20kHz sine wave, frequency shift 0.9, linear interpolation

Sinc interpolation is much better!

sin_20k_sinc_50

20kHz sine wave, frequency shift 0.9, sinc interpolation, kernel size 50

However, there is an unwanted spike at the right hand side (note the main signal is at 18 kHz because it has been shifted down by a factor of 0.9). This spike appears because of inadequate width of the sinc kernel which in this case has been set at 50 (with 500 pre-calculated versions of it with different time offsets, between sample points).

If we increase the width of the kernel to 200 (actually 201 because the kernel is always symmetrical about a central point with value 1.0), we get this:

sin_20k_sinc_200

20kHz sine wave, frequency shift 0.9, sinc interpolation, kernel size 200

The spike is almost at acceptable levels. Increasing the width to 250 we get this:

sin_20k_sinc_250

20 kHz sine wave, frequency shift 0.9, sinc interpolation, kernel size 250

And at 300 we get this:

sin_20k_sinc_300

20 kHz sine wave, frequency shift 0.9, sinc interpolation, kernel size 300

Clearly the kernel width does need to be in this region for the highest quality.

For completeness, here is the system working on a more complex waveform comprising the sum of three frequencies: 14, 18 and 19 kHz, all at the same amplitude and a frequency shift of 1.01.

14 kHz, 18 kHz, 19 kHz sum

Nearest neighbour:

sin_14_18_19_nn

14, 18, 19 kHz sine wave, nearest neighbour interpolation

Linear interpolation:

sin_14_18_19_li
14, 18, 19 kHz sine wave, linear interpolation

Sinc interpolation with a kernel width of 50:

sin_14_18_19_sinc_50

14, 18, 19 kHz sine wave, sinc interpolation, kernel width 50

Kernel width increased to 250:

sin_14_18_19_sinc_250
14, 18, 19 kHz sine wave, sinc interpolation, kernel width 250

More evidence that the kernel width needs to be in this region.

Ready made solutions

Re-sampling is often done in dedicated hardware like Analog Devices’ AD1896. Some advanced sound cards like the Creative X-Fi can re-sample everything internally to a common sample rate using powerful dedicated processors – this is the solution that makes connecting digital audio sources together almost as simple as analogue.

In theory, stuff like this goes on inside Linux already, in systems like JACK – apparently. But it just feels too fragile: I don’t know how to make sure it is working, and I don’t really have any handle on the quality of it. This is a tricky problem to solve by trial-and-error because a system can run for ages without any sign that clocks are drifting.

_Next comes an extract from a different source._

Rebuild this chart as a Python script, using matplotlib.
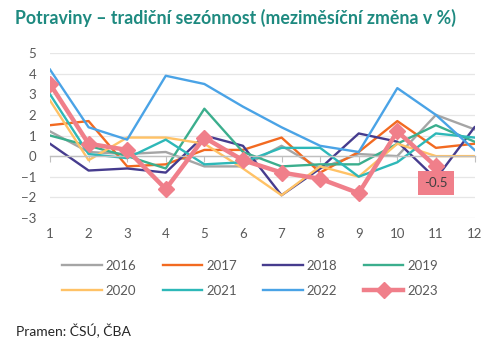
import matplotlib
matplotlib.use("Agg")
import matplotlib.pyplot as plt

plt.rcParams['font.family'] = ['Lato', 'DejaVu Sans']

months = [1, 2, 3, 4, 5, 6, 7, 8, 9, 10, 11, 12]
y2016 = [1.2, 0.2, 0.1, 0.2, -0.5, -0.5, 0.5, -0.6, 0.1, 0.0, 2.0, 1.3]
y2017 = [1.5, 1.7, -0.5, -0.4, 0.3, 0.3, 0.9, -0.8, 0.2, 1.7, 0.4, 0.6]
y2018 = [0.6, -0.7, -0.6, -0.8, 1.0, 0.5, -1.9, -0.6, 1.1, 0.7, -1.1, 1.4]
y2019 = [1.0, 0.5, 0.0, -0.6, 2.3, 0.2, -0.5, -0.4, -0.4, 0.6, 1.5, 0.7]
y2020 = [2.7, -0.2, 0.9, 0.9, 0.6, -0.6, -1.9, -0.5, -1.0, 0.6, 0.0, 0.0]
y2021 = [3.0, 0.1, -0.1, 0.8, -0.4, -0.3, 0.4, 0.4, -1.0, -0.3, 1.1, 0.9]
y2022 = [4.2, 1.4, 0.8, 3.9, 3.5, 2.4, 1.4, 0.5, 0.2, 3.3, 2.0, 0.3]
m2023 = [1, 2, 3, 4, 5, 6, 7, 8, 9, 10, 11]
y2023 = [3.5, 0.6, 0.3, -1.6, 0.9, -0.2, -0.8, -1.1, -1.8, 1.2, -0.5]

series = [
    ("2016", y2016, "#A5A5A5"),
    ("2017", y2017, "#F26A21"),
    ("2018", y2018, "#463C8E"),
    ("2019", y2019, "#3BAE8D"),
    ("2020", y2020, "#FFC266"),
    ("2021", y2021, "#2EB8B8"),
    ("2022", y2022, "#4AA3E6"),
]
c2023 = "#F07F8A"

fig = plt.figure(figsize=(5.0, 3.47), dpi=100)
ax = fig.add_axes([0.1, 0.372, 0.849, 0.475])

for name, ys, col in series:
    ax.plot(months, ys, color=col, lw=1.7, label=name)
ax.plot(m2023, y2023, color=c2023, lw=3.2, marker='D', ms=8, label="2023", zorder=5)

# data label
ax.annotate("-0.5", xy=(m2023[-1], y2023[-1]), xytext=(0, -12), textcoords='offset points',
            ha='center', va='center', fontsize=9.5, color='#404040',
            bbox=dict(boxstyle='square,pad=0.45', fc=c2023, ec='none'), zorder=6)

ax.set_xlim(1, 12)
ax.set_ylim(-3, 5)
ax.set_yticks(range(-3, 6))
ax.grid(axis='y', color='#E6E6E6', lw=0.9)
ax.set_axisbelow(True)
for s in ['top', 'right', 'left']:
    ax.spines[s].set_visible(False)
ax.spines['bottom'].set_position(('data', 0))
ax.spines['bottom'].set_color('#BFBFBF')
ax.spines['bottom'].set_linewidth(1.0)
ax.set_xticks(months)
ax.tick_params(axis='x', direction='out', length=4, color='#BFBFBF', labelbottom=False)
ax.tick_params(axis='y', length=0, labelsize=9.5, labelcolor='#595959', pad=10)

sec = ax.secondary_xaxis('bottom')
sec.set_xticks(months)
sec.tick_params(length=0, labelsize=9.5, labelcolor='#595959', pad=7)
for s in sec.spines.values():
    s.set_visible(False)

handles, labels = ax.get_legend_handles_labels()
order = [0, 4, 1, 5, 2, 6, 3, 7]
fig.legend([handles[i] for i in order], [labels[i] for i in order],
           loc='upper center', bbox_to_anchor=(0.5, 0.285), ncol=4,
           frameon=False, fontsize=9.5, handlelength=3.0, columnspacing=2.0,
           handletextpad=0.3, labelcolor='#595959', labelspacing=0.95)

fig.text(0.03, 0.947, "Potraviny – tradiční sezónnost (meziměsíční změna v %)",
         fontsize=12.8, fontweight='bold', color='#1E8A80', va='center', ha='left')
fig.text(0.032, 0.045, "Pramen: ČSÚ, ČBA", fontsize=10, color='#262626', va='center', ha='left')

fig.savefig("out.png", dpi=100)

In Windows, there is a product called “Virtual Audio Cable” that I know performs re-sampling using methods along these lines.

There are libraries around that supposedly can do resampling, but the quality is unknown – I was looking at one that said “Not the best quality” so I gave up on that one.

I have a feeling that much of the code was developed at a time when processors were much less powerful than they are now and so the algorithms are designed for economy rather than quality.

Software-based sinc resampling in practice

I have grafted the code from my demo program into my active crossover application and set it running with TOSLink from a CD player going into a cheap USB sound card (Maplin) which my software uses to acquire the stream, and my software’s output going to a better multichannel sound card (the Xonar U7). The TOSLink data is being resampled in order to keep it aligned with the U7’s sample rate. I have had it running for 20 hours without incident.

Originally, before developing the test bed program, I set the kernel size at 50, fearing that anything larger would stress the Intel Atom CPU. However, I now realise that a width of at least 250 is necessary, so with trepidation I upped it to this value. The CPU load trace went up a bit in the Ubuntu system monitor, but not much; the cores are still running cool. The power of modern CPUs is ridiculous!! Remember that for each of the two samples arriving at 44.1 kHz, the algorithm is performing 500 floating point multiplications and sums, yet it hardly breaks into a sweat. There are absolutely no clever efficiencies in the programming. Amazing.